Search code examples
parsingcompiler-constructionll-grammar

Why is this grammar LL(1) even though all the FIRST sets are the same?


Consider the following CFG:

S := AbC

A := aA | epsilon

C := Ac

Here, FIRST(A) = FIRST(B) = FIRST(C) = {a, ε}, so all the FIRST sets are the same. However, this grammar is supposedly LL(1). How is that possible? Wouldn't that mean that there would be a bunch of FIRST/FIRST conflicts everywhere?


Solution

  • There's nothing fundamentally wrong about having multiple nonterminals that have the same FIRST sets. Things only become problematic if you have multiple nonterminals with overlapping FIRST or FOLLOW sets in a context where you have to choose between a number of production options.

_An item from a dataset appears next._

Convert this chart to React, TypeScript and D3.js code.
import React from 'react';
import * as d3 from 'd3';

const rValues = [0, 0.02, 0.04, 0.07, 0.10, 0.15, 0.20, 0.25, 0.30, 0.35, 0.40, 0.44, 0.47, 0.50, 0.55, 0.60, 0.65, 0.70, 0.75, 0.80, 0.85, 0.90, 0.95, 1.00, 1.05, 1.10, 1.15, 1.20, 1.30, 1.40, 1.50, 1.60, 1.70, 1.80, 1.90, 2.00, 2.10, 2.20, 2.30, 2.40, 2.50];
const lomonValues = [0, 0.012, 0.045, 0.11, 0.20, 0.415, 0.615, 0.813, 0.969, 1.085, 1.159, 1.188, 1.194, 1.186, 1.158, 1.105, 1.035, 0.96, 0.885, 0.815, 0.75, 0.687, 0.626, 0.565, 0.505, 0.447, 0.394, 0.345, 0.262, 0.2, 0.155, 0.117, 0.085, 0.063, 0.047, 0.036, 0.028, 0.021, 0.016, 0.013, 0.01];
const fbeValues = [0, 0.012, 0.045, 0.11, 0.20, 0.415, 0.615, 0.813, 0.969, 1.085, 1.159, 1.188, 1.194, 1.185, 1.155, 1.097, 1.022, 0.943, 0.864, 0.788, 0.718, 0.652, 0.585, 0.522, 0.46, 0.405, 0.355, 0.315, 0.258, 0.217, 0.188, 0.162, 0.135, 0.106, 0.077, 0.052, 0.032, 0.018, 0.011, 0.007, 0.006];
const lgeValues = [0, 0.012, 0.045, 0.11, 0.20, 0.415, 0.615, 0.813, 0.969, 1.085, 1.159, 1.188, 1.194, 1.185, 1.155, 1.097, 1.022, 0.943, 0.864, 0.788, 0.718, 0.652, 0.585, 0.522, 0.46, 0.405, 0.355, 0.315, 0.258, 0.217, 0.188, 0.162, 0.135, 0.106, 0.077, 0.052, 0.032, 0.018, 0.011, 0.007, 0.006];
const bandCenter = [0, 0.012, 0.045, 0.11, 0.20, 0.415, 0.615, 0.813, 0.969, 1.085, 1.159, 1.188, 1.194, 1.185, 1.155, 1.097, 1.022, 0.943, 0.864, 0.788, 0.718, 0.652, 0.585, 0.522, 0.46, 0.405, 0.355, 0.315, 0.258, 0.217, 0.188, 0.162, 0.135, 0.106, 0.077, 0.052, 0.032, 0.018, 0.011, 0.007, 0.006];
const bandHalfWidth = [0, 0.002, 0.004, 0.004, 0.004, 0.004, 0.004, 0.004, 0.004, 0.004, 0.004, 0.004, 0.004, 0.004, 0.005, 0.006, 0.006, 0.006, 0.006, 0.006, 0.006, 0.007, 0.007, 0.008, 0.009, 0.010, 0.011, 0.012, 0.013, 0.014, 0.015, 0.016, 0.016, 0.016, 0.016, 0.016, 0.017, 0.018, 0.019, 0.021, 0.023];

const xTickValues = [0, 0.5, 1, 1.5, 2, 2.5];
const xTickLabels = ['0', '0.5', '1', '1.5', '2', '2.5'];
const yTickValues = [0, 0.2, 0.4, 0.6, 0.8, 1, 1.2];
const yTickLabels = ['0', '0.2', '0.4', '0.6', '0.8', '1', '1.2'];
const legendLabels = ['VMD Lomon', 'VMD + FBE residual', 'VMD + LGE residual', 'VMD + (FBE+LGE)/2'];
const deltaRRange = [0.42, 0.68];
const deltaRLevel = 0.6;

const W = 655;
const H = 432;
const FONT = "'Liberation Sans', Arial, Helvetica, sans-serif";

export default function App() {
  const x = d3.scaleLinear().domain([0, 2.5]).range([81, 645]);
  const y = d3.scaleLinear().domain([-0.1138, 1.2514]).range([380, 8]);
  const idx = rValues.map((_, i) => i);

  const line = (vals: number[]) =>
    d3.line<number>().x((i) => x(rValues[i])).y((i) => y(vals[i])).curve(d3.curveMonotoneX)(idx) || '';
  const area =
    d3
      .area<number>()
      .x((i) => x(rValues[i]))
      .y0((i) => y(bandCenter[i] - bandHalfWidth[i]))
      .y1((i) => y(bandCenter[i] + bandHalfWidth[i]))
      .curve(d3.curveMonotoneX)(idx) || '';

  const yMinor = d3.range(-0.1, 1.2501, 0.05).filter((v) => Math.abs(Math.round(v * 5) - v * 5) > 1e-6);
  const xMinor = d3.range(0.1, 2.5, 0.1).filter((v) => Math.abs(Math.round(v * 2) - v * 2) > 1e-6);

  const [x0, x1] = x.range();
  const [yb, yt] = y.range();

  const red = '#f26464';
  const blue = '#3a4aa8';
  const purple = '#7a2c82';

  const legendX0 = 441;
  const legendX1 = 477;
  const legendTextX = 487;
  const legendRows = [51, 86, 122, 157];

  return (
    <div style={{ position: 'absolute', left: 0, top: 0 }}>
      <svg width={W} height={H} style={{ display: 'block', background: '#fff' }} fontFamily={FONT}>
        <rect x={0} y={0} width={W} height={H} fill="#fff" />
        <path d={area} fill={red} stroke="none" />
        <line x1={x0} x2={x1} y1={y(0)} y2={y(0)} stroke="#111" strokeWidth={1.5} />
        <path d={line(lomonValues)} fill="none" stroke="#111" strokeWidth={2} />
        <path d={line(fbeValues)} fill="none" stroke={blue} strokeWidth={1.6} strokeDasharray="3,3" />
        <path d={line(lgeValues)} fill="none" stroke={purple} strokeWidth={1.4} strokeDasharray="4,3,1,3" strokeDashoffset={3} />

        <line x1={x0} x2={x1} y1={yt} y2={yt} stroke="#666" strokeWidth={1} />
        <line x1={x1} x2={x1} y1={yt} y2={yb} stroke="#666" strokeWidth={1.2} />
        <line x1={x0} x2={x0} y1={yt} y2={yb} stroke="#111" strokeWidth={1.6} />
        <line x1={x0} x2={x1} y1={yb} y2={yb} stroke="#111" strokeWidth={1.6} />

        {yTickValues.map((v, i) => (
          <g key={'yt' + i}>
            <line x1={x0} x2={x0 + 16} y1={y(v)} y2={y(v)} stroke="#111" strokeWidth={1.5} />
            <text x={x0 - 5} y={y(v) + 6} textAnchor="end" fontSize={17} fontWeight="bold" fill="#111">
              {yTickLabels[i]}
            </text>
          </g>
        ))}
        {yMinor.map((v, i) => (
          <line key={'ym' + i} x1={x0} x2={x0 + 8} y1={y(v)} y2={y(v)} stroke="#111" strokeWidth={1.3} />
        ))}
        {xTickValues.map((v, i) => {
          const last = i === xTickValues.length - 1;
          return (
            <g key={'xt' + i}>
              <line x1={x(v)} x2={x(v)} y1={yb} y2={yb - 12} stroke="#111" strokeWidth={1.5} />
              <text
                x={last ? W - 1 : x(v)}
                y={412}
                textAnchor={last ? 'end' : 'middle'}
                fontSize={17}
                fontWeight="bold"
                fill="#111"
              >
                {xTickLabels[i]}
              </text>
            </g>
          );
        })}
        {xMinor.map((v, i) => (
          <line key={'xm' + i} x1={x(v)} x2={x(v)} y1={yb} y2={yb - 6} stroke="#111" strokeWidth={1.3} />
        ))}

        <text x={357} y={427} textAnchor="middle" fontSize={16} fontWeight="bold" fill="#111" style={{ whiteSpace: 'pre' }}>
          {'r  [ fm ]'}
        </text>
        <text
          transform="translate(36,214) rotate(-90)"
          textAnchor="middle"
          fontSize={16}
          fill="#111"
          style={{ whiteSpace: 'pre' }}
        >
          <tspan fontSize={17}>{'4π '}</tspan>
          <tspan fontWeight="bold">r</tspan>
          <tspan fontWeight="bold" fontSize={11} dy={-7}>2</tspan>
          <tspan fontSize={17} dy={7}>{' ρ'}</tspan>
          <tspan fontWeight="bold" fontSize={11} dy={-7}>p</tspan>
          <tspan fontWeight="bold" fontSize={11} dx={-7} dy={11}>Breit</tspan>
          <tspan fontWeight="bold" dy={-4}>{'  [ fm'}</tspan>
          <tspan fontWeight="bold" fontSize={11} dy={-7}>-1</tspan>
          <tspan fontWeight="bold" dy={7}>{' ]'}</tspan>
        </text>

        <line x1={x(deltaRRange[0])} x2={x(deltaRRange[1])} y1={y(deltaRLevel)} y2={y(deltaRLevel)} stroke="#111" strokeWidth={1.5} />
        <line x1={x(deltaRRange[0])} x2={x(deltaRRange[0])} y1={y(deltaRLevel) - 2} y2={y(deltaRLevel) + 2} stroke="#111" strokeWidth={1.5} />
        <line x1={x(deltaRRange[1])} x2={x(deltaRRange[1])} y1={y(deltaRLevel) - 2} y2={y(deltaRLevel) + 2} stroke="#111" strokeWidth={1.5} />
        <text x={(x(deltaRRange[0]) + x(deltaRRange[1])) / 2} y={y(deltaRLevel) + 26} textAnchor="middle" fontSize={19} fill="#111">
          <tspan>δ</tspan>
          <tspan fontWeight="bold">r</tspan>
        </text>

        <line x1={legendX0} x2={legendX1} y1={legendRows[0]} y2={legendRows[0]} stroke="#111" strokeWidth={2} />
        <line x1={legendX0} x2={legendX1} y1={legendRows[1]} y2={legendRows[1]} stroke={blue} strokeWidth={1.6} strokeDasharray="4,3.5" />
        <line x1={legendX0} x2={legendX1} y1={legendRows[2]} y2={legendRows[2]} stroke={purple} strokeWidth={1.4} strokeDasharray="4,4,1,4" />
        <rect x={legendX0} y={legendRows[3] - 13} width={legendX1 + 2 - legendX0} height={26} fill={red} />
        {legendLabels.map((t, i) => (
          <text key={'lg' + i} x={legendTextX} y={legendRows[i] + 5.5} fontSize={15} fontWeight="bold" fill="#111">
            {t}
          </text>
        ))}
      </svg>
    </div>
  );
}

    As an example, consider this simple grammar:

    A → bB | cC

    B → b | c

    C → b | c

    Notice that all three of A, B, and C have the same FIRST set, namely {b, c}. But this grammar is also LL(1). While you can formally convince yourself of this by writing out the actual LL(1) parsing table, you can think of this in another way as well. Imagine you're reading the nonterminal A, and you see the character b. Which production should you pick: A → bB, or A → cC? Well, there's no reason to pick A → cC, because that would put c at the front of your string. So don't pick that one. Instead, pick A → bB. Similarly, suppose you're reading an A and you see the character c. Which production should you pick? You'd never want to pick A → bB, since that would put b at the front of your string. Instead, you'd pick A → cC.

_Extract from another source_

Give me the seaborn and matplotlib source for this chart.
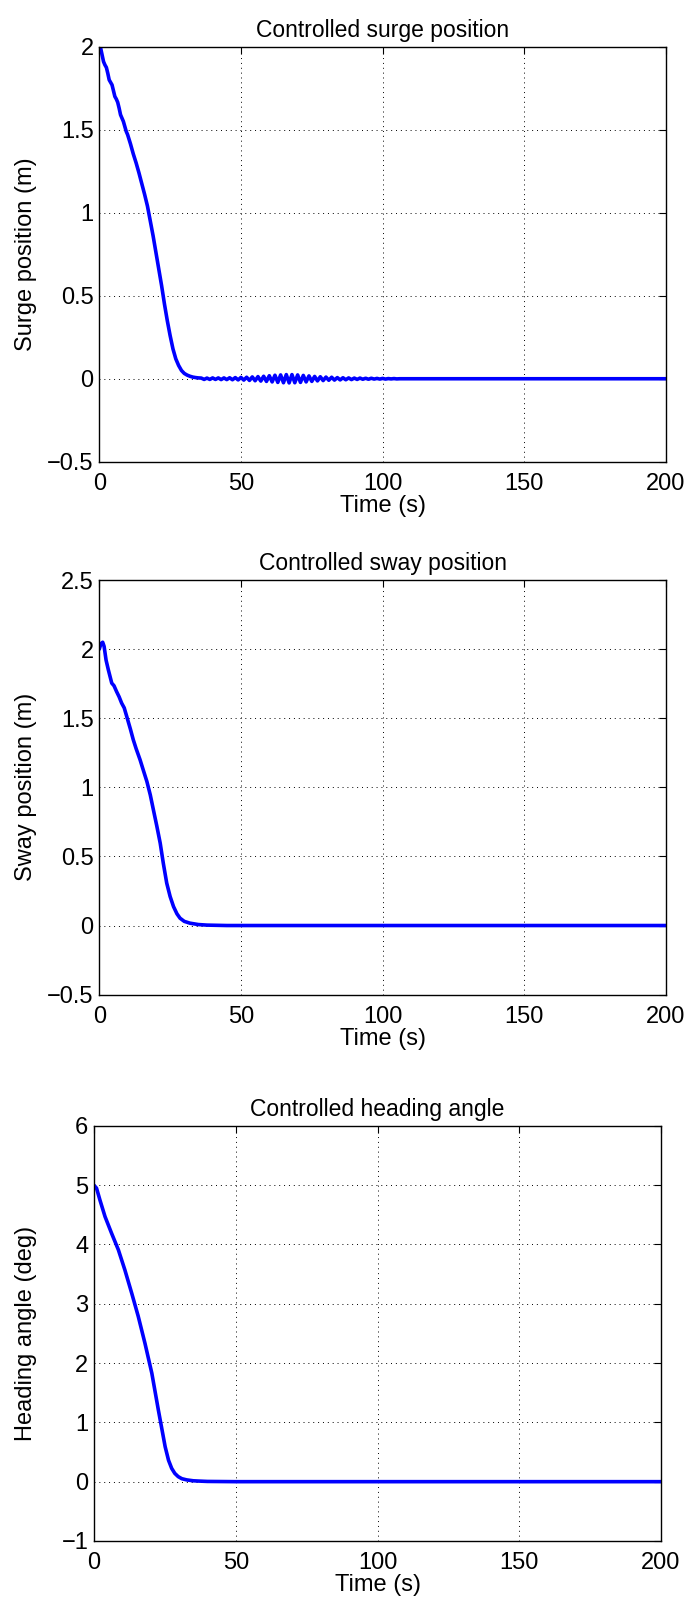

    Notice that in this discussion, we never stopped to think about what FIRST(B) or FIRST(C) was. It simply didn't come up because we never needed to know what characters could be produced there.

    Now, let's look at your example. If you're trying to expand an S, there's only one possible production to apply, which is S → AbC. So there's no possible conflict here; when you see S, you always apply that rule. Similarly, if you're trying to expand a C, there's no choice of what to do. You have to expand C → Ac.

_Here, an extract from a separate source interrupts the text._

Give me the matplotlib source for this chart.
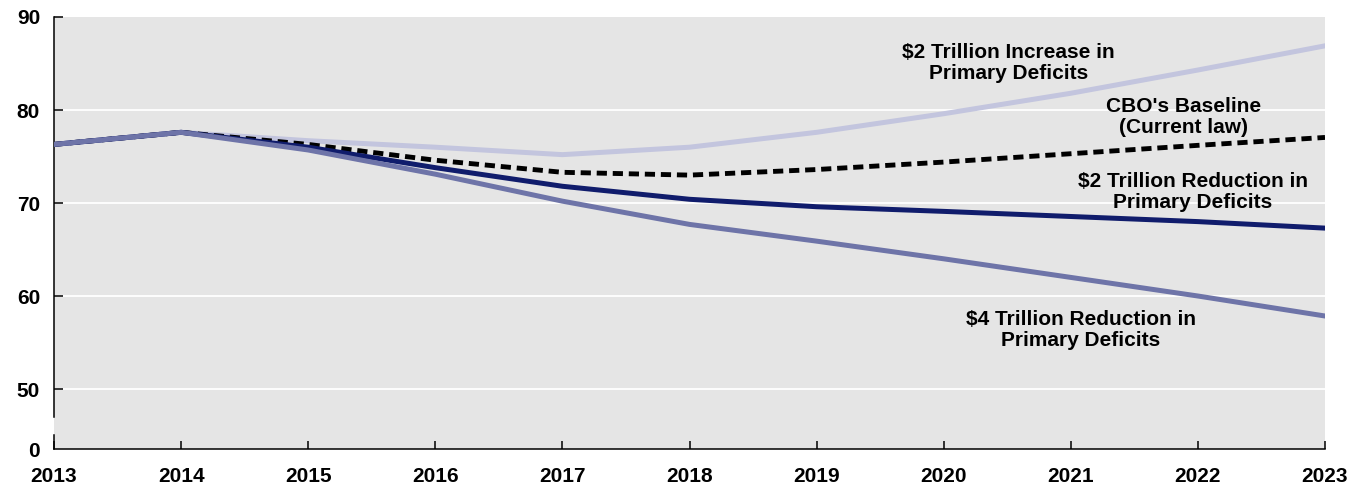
import numpy as np
import matplotlib.pyplot as plt

# debt held by the public, percent of GDP
years = np.arange(2013, 2024)
increase_2t = [76.3, 77.6, 76.7, 76.0, 75.2, 76.0, 77.6, 79.6, 81.8, 84.3, 86.9]
baseline = [76.3, 77.6, 76.3, 74.6, 73.3, 73.0, 73.6, 74.4, 75.3, 76.2, 77.05]
reduction_2t = [76.3, 77.6, 76.0, 73.8, 71.8, 70.4, 69.6, 69.1, 68.55, 68.0, 67.3]
reduction_4t = [76.3, 77.6, 75.7, 73.1, 70.2, 67.7, 65.9, 64.0, 62.0, 60.0, 57.85]

ytick_vals = [50, 60, 70, 80, 90]
ylo = 43.55  # bottom of the broken axis, labelled 0

plt.rcParams['font.family'] = ['Liberation Sans', 'DejaVu Sans']
plt.rcParams['font.weight'] = 'bold'

fig = plt.figure(figsize=(13.61, 4.87), dpi=100)
ax = fig.add_axes([54 / 1361, 1 - 449 / 487, (1325 - 54) / 1361, (449 - 17) / 487])
ax.set_facecolor('#e5e5e5')

for v in ytick_vals[:-1]:
    ax.axhline(v, color='white', lw=1.3, zorder=1)

ax.plot(years, increase_2t, color='#c3c5de', lw=3.6, zorder=2)
ax.plot(years, baseline, color='black', lw=3.5, ls=(0, (2.1, 1.2)), zorder=3)
ax.plot(years, reduction_2t, color='#101c6c', lw=3.6, zorder=4)
ax.plot(years, reduction_4t, color='#6e74a8', lw=3.6, zorder=5)

fs = 15
ax.text(2020.51, 85.05, "$2 Trillion Increase in\nPrimary Deficits", ha='center', va='center',
        fontsize=fs, fontweight='bold', linespacing=1.1)
ax.text(2021.89, 79.25, "CBO's Baseline\n(Current law)", ha='center', va='center',
        fontsize=fs, fontweight='bold', linespacing=1.1)
ax.text(2021.96, 71.18, "$2 Trillion Reduction in\nPrimary Deficits", ha='center', va='center',
        fontsize=fs, fontweight='bold', linespacing=1.1)
ax.text(2021.08, 56.34, "$4 Trillion Reduction in\nPrimary Deficits", ha='center', va='center',
        fontsize=fs, fontweight='bold', linespacing=1.1)

ax.set_xlim(2013, 2023)
ax.set_ylim(ylo, 90)
ax.set_xticks(years)
ax.set_xticklabels([str(y) for y in years], fontsize=fs, fontweight='bold')
ax.set_yticks([ylo] + ytick_vals)
ax.set_yticklabels(['0'] + [str(v) for v in ytick_vals], fontsize=fs, fontweight='bold')
ax.tick_params(axis='x', direction='in', length=6, width=1.1, pad=13)
ax.tick_params(axis='y', direction='in', length=6.5, width=1.1, pad=10)
ax.yaxis.get_major_ticks()[0].tick1line.set_visible(False)

for s in ['top', 'right']:
    ax.spines[s].set_visible(False)
ax.spines['bottom'].set_linewidth(1.1)
ax.spines['left'].set_linewidth(1.1)
# break in the y axis
ax.spines['left'].set_bounds(47.0, 90)
ax.plot([2013, 2013], [ylo, 45.05], color='black', lw=1.1, clip_on=False, zorder=6)

fig.savefig('out.png', dpi=100)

    So now let's think about the nonterminal A, where there really is a choice of what to do next. If you see the character a, then we have to decide - do we expand out A → aA, or do we expand out A → ε? In answering that question, we have to think about the FOLLOW set of A, since the production A → ε would only make sense to pick if we saw a terminal symbol where we basically just want to get A out of the way. Here, FOLLOW(A) = {b, c}, with the b coming from the production S → AbC and the c coming from the production C → Ac. So we'd only pick A → ε if we see b or c, not if we see a. That means that

    • on reading a, we pick A → aA, and
    • on reading b o r c, we pick A → ε.

    Notice that in this discussion we never needed to think about what FIRST(B) or FIRST(C) was. In fact, we never even needed to look at what FIRST(A) was either! So that's why there isn't necessarily a conflict. Were we to encounter a scenario where we needed to compare FIRST(A) against FIRST(B) or something like that, then yes, we'd definitely have a conflict. But that never came up, so no conflict exists.